All of the lines below are to be transcribed faithfully, with pictures excluded from the copy.

[Data]
============================================================

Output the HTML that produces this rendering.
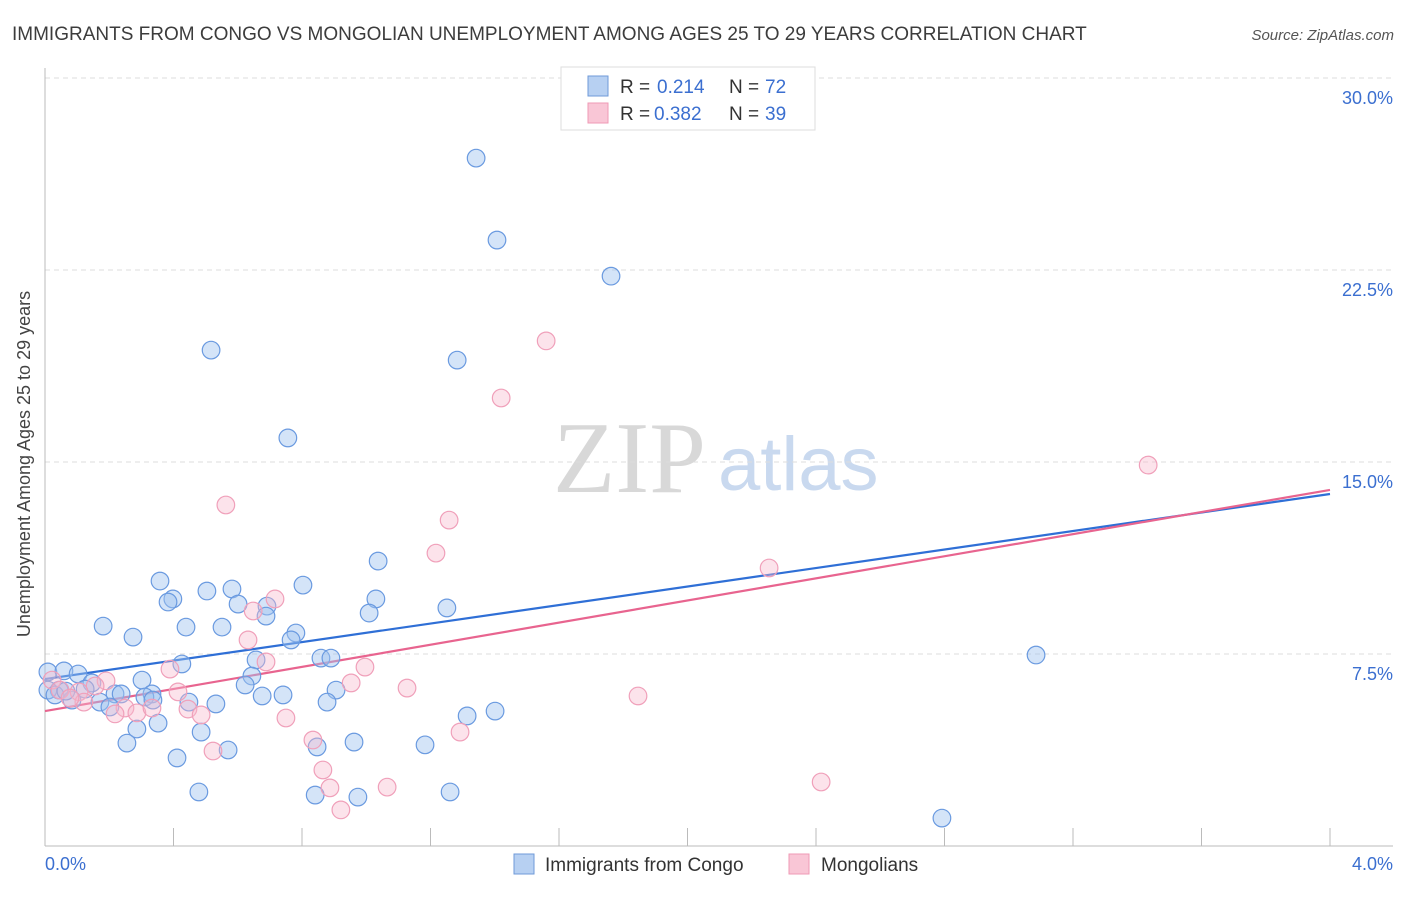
<!DOCTYPE html>
<html><head><meta charset="utf-8"><style>
body{margin:0;background:#fff;font-family:"Liberation Sans",sans-serif;}
svg text{font-family:"Liberation Sans",sans-serif;}
</style></head><body>
<svg width="1406" height="892" viewBox="0 0 1406 892">
<text x="12" y="40" font-size="19" fill="#3c3c3c">IMMIGRANTS FROM CONGO VS MONGOLIAN UNEMPLOYMENT AMONG AGES 25 TO 29 YEARS CORRELATION CHART</text>
<text x="1394" y="40" font-size="15" fill="#555" font-style="italic" text-anchor="end">Source: ZipAtlas.com</text>
<g>
<text x="553" y="492" font-size="102" fill="#d8d8d8" style="font-family:'Liberation Serif',serif">ZIP</text>
<text x="718" y="490" font-size="76" fill="#c9d9ef">atlas</text>
</g>
<g id="grid"></g>
<g id="axes"></g>
<g id="lines"></g>
<g id="pts"></g>
<text x="22" y="456" font-size="18" fill="#444" transform="rotate(-90 30 456)" text-anchor="middle">Unemployment Among Ages 25 to 29 years</text>
<g>
<rect x="561" y="67" width="254" height="63" fill="#fff" stroke="#ddd"/>
<rect x="588" y="76" width="20" height="20" fill="#b7d0f2" stroke="#6f9ad8"/>
<rect x="588" y="103" width="20" height="20" fill="#f9c6d6" stroke="#ef9ab5"/>
<text x="620" y="93" font-size="19" fill="#333">R =</text>
<text x="657" y="93" font-size="19" fill="#3b6fd0">0.214</text>
<text x="729" y="93" font-size="19" fill="#333">N =</text>
<text x="765" y="93" font-size="19" fill="#3b6fd0">72</text>
<text x="620" y="120" font-size="19" fill="#333">R =</text>
<text x="654" y="120" font-size="19" fill="#3b6fd0">0.382</text>
<text x="729" y="120" font-size="19" fill="#333">N =</text>
<text x="765" y="120" font-size="19" fill="#3b6fd0">39</text>
</g>
<g>
<rect x="514" y="854" width="20" height="20" fill="#b7d0f2" stroke="#6f9ad8"/>
<text x="545" y="871" font-size="19" fill="#333">Immigrants from Congo</text>
<rect x="789" y="854" width="20" height="20" fill="#f9c6d6" stroke="#ef9ab5"/>
<text x="821" y="871" font-size="19" fill="#333">Mongolians</text>
</g>
</svg>
<script>
const congoX=[1.342,1.407,1.762,0.517,1.283,0.756,1.037,0.358,0.803,0.504,0.582,0.398,0.383,0.601,1.030,1.251,0.691,0.688,1.009,0.181,0.439,0.551,0.274,0.781,0.766,0.859,0.890,3.085,0.426,0.657,0.009,0.059,0.103,0.302,0.644,0.146,0.623,0.906,0.044,0.125,0.218,0.237,0.333,0.676,0.741,0.084,0.171,0.448,0.532,0.878,0.202,1.314,1.401,0.286,0.352,0.486,0.255,0.570,0.847,0.962,1.183,0.411,0.479,0.841,0.974,1.261,2.792,0.009,0.031,0.065,0.311,0.336];
const congoY=[26.87,23.67,22.26,19.37,18.98,15.94,11.13,10.35,10.19,9.96,10.04,9.65,9.53,9.45,9.65,9.30,9.37,8.98,9.10,8.59,8.55,8.55,8.16,8.32,8.05,7.34,7.34,7.46,7.11,7.27,6.80,6.84,6.72,6.48,6.64,6.37,6.29,6.09,6.09,6.13,5.94,5.94,5.94,5.86,5.90,5.70,5.62,5.62,5.55,5.62,5.43,5.08,5.27,4.57,4.80,4.45,4.02,3.75,3.87,4.06,3.95,3.44,2.11,1.99,1.91,2.11,1.09,6.09,5.90,6.05,5.82,5.70];
const mongX=[1.560,1.420,0.563,1.258,1.217,3.434,2.254,0.716,0.648,0.632,0.996,0.688,0.389,0.953,1.127,0.414,0.190,0.156,0.022,0.047,0.106,1.846,0.121,0.249,0.286,0.333,0.445,0.486,0.218,0.750,0.523,0.834,1.292,0.865,0.887,1.065,0.921,2.416,0.078];
const mongY=[19.73,17.50,13.32,12.73,11.44,14.88,10.86,9.65,9.18,8.05,6.99,7.19,6.91,6.37,6.17,6.02,6.45,6.25,6.48,6.09,6.02,5.86,5.62,5.39,5.20,5.39,5.35,5.12,5.16,5.00,3.71,4.14,4.45,2.97,2.27,2.30,1.41,2.50,5.78];
const trendCongo=[6.52,13.75];
const trendMong=[5.27,13.91];
const yTicks=[7.5,15,22.5,30];
const yTickLabels=["7.5%","15.0%","22.5%","30.0%"];
const xTicks=[0.4,0.8,1.2,1.6,2.0,2.4,2.8,3.2,3.6,4.0];
const NS="http://www.w3.org/2000/svg";
const X=v=>45+v/4*1285, Y=v=>846-v/7.5*192;
function mk(t,a,p){const e=document.createElementNS(NS,t);for(const k in a)e.setAttribute(k,a[k]);document.getElementById(p).appendChild(e);return e;}
yTicks.forEach((t,i)=>{
 const g=mk('line',{x1:45,x2:1393,y1:Y(t),y2:Y(t),stroke:'#ddd','stroke-dasharray':'5,4'},'grid');
 
 
 const l=mk('text',{x:1393,y:Y(t)+26,'font-size':18,fill:'#3b6fd0','text-anchor':'end'},'grid');
 l.textContent=yTickLabels[i];
 
 
});
const ax=mk('line',{x1:45,x2:45,y1:68,y2:846,stroke:'#bbb'},'axes');


const bx=mk('line',{x1:45,x2:1393,y1:846,y2:846,stroke:'#bbb'},'axes');


xTicks.forEach(t=>{const e=mk('line',{x1:X(t),x2:X(t),y1:828,y2:846,stroke:'#bbb'},'axes');
 
 });
const x0=mk('text',{x:45,y:870,'font-size':18,fill:'#3b6fd0'},'axes');x0.textContent='0.0%';


const x1=mk('text',{x:1393,y:870,'font-size':18,fill:'#3b6fd0','text-anchor':'end'},'axes');x1.textContent='4.0%';


function pts(xs,ys,fill,stroke,name){xs.forEach((x,i)=>{const c=mk('circle',{cx:X(x),cy:Y(ys[i]),r:8.8,fill:fill,stroke:stroke,'stroke-width':1.2},'pts');
 
 });}
pts(congoX,congoY,'rgba(160,196,240,0.45)','#6a9ae0','congo-point');
pts(mongX,mongY,'rgba(248,185,205,0.4)','#f0a0ba','mongolian-point');
const tl1=mk('line',{x1:X(0),y1:Y(trendCongo[0]),x2:X(4),y2:Y(trendCongo[1]),stroke:'#2f6fd6','stroke-width':2.2},'lines');


const tl2=mk('line',{x1:X(0),y1:Y(trendMong[0]),x2:X(4),y2:Y(trendMong[1]),stroke:'#e8648f','stroke-width':2.2},'lines');


</script>
</body></html>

============================================================

[Result of the exercise]
Output the HTML that produces this rendering.
<!DOCTYPE html>
<html><head><meta charset="utf-8"><style>
body{margin:0;background:#fff;font-family:"Liberation Sans",sans-serif;}
svg text{font-family:"Liberation Sans",sans-serif;}
</style></head><body>
<svg width="1406" height="892" viewBox="0 0 1406 892">
<text x="12" y="40" font-size="19" fill="#3c3c3c">IMMIGRANTS FROM CONGO VS MONGOLIAN UNEMPLOYMENT AMONG AGES 25 TO 29 YEARS CORRELATION CHART</text>
<text x="1394" y="40" font-size="15" fill="#555" font-style="italic" text-anchor="end">Source: ZipAtlas.com</text>
<g>
<text x="553" y="492" font-size="102" fill="#d8d8d8" style="font-family:'Liberation Serif',serif">ZIP</text>
<text x="718" y="490" font-size="76" fill="#c9d9ef">atlas</text>
</g>
<g id="grid"></g>
<g id="axes"></g>
<g id="lines"></g>
<g id="pts"></g>
<text x="22" y="456" font-size="18" fill="#444" transform="rotate(-90 30 456)" text-anchor="middle">Unemployment Among Ages 25 to 29 years</text>
<g>
<rect x="561" y="67" width="254" height="63" fill="#fff" stroke="#ddd"/>
<rect x="588" y="76" width="20" height="20" fill="#b7d0f2" stroke="#6f9ad8"/>
<rect x="588" y="103" width="20" height="20" fill="#f9c6d6" stroke="#ef9ab5"/>
<text x="620" y="93" font-size="19" fill="#333">R =</text>
<text x="657" y="93" font-size="19" fill="#3b6fd0">0.214</text>
<text x="729" y="93" font-size="19" fill="#333">N =</text>
<text x="765" y="93" font-size="19" fill="#3b6fd0">72</text>
<text x="620" y="120" font-size="19" fill="#333">R =</text>
<text x="654" y="120" font-size="19" fill="#3b6fd0">0.382</text>
<text x="729" y="120" font-size="19" fill="#333">N =</text>
<text x="765" y="120" font-size="19" fill="#3b6fd0">39</text>
</g>
<g>
<rect x="514" y="854" width="20" height="20" fill="#b7d0f2" stroke="#6f9ad8"/>
<text x="545" y="871" font-size="19" fill="#333">Immigrants from Congo</text>
<rect x="789" y="854" width="20" height="20" fill="#f9c6d6" stroke="#ef9ab5"/>
<text x="821" y="871" font-size="19" fill="#333">Mongolians</text>
</g>
</svg>
<script>
const congoX=[1.342,1.407,1.762,0.517,1.283,0.756,1.037,0.358,0.803,0.504,0.582,0.398,0.383,0.601,1.030,1.251,0.691,0.688,1.009,0.181,0.439,0.551,0.274,0.781,0.766,0.859,0.890,3.085,0.426,0.657,0.009,0.059,0.103,0.302,0.644,0.146,0.623,0.906,0.044,0.125,0.218,0.237,0.333,0.676,0.741,0.084,0.171,0.448,0.532,0.878,0.202,1.314,1.401,0.286,0.352,0.486,0.255,0.570,0.847,0.962,1.183,0.411,0.479,0.841,0.974,1.261,2.792,0.009,0.031,0.065,0.311,0.336];
const congoY=[26.87,23.67,22.26,19.37,18.98,15.94,11.13,10.35,10.19,9.96,10.04,9.65,9.53,9.45,9.65,9.30,9.37,8.98,9.10,8.59,8.55,8.55,8.16,8.32,8.05,7.34,7.34,7.46,7.11,7.27,6.80,6.84,6.72,6.48,6.64,6.37,6.29,6.09,6.09,6.13,5.94,5.94,5.94,5.86,5.90,5.70,5.62,5.62,5.55,5.62,5.43,5.08,5.27,4.57,4.80,4.45,4.02,3.75,3.87,4.06,3.95,3.44,2.11,1.99,1.91,2.11,1.09,6.09,5.90,6.05,5.82,5.70];
const mongX=[1.560,1.420,0.563,1.258,1.217,3.434,2.254,0.716,0.648,0.632,0.996,0.688,0.389,0.953,1.127,0.414,0.190,0.156,0.022,0.047,0.106,1.846,0.121,0.249,0.286,0.333,0.445,0.486,0.218,0.750,0.523,0.834,1.292,0.865,0.887,1.065,0.921,2.416,0.078];
const mongY=[19.73,17.50,13.32,12.73,11.44,14.88,10.86,9.65,9.18,8.05,6.99,7.19,6.91,6.37,6.17,6.02,6.45,6.25,6.48,6.09,6.02,5.86,5.62,5.39,5.20,5.39,5.35,5.12,5.16,5.00,3.71,4.14,4.45,2.97,2.27,2.30,1.41,2.50,5.78];
const trendCongo=[6.52,13.75];
const trendMong=[5.27,13.91];
const yTicks=[7.5,15,22.5,30];
const yTickLabels=["7.5%","15.0%","22.5%","30.0%"];
const xTicks=[0.4,0.8,1.2,1.6,2.0,2.4,2.8,3.2,3.6,4.0];
const NS="http://www.w3.org/2000/svg";
const X=v=>45+v/4*1285, Y=v=>846-v/7.5*192;
function mk(t,a,p){const e=document.createElementNS(NS,t);for(const k in a)e.setAttribute(k,a[k]);document.getElementById(p).appendChild(e);return e;}
yTicks.forEach((t,i)=>{
 const g=mk('line',{x1:45,x2:1393,y1:Y(t),y2:Y(t),stroke:'#ddd','stroke-dasharray':'5,4'},'grid');
 
 
 const l=mk('text',{x:1393,y:Y(t)+26,'font-size':18,fill:'#3b6fd0','text-anchor':'end'},'grid');
 l.textContent=yTickLabels[i];
 
 
});
const ax=mk('line',{x1:45,x2:45,y1:68,y2:846,stroke:'#bbb'},'axes');


const bx=mk('line',{x1:45,x2:1393,y1:846,y2:846,stroke:'#bbb'},'axes');


xTicks.forEach(t=>{const e=mk('line',{x1:X(t),x2:X(t),y1:828,y2:846,stroke:'#bbb'},'axes');
 
 });
const x0=mk('text',{x:45,y:870,'font-size':18,fill:'#3b6fd0'},'axes');x0.textContent='0.0%';


const x1=mk('text',{x:1393,y:870,'font-size':18,fill:'#3b6fd0','text-anchor':'end'},'axes');x1.textContent='4.0%';


function pts(xs,ys,fill,stroke,name){xs.forEach((x,i)=>{const c=mk('circle',{cx:X(x),cy:Y(ys[i]),r:8.8,fill:fill,stroke:stroke,'stroke-width':1.2},'pts');
 
 });}
pts(congoX,congoY,'rgba(160,196,240,0.45)','#6a9ae0','congo-point');
pts(mongX,mongY,'rgba(248,185,205,0.4)','#f0a0ba','mongolian-point');
const tl1=mk('line',{x1:X(0),y1:Y(trendCongo[0]),x2:X(4),y2:Y(trendCongo[1]),stroke:'#2f6fd6','stroke-width':2.2},'lines');


const tl2=mk('line',{x1:X(0),y1:Y(trendMong[0]),x2:X(4),y2:Y(trendMong[1]),stroke:'#e8648f','stroke-width':2.2},'lines');


</script>
</body></html>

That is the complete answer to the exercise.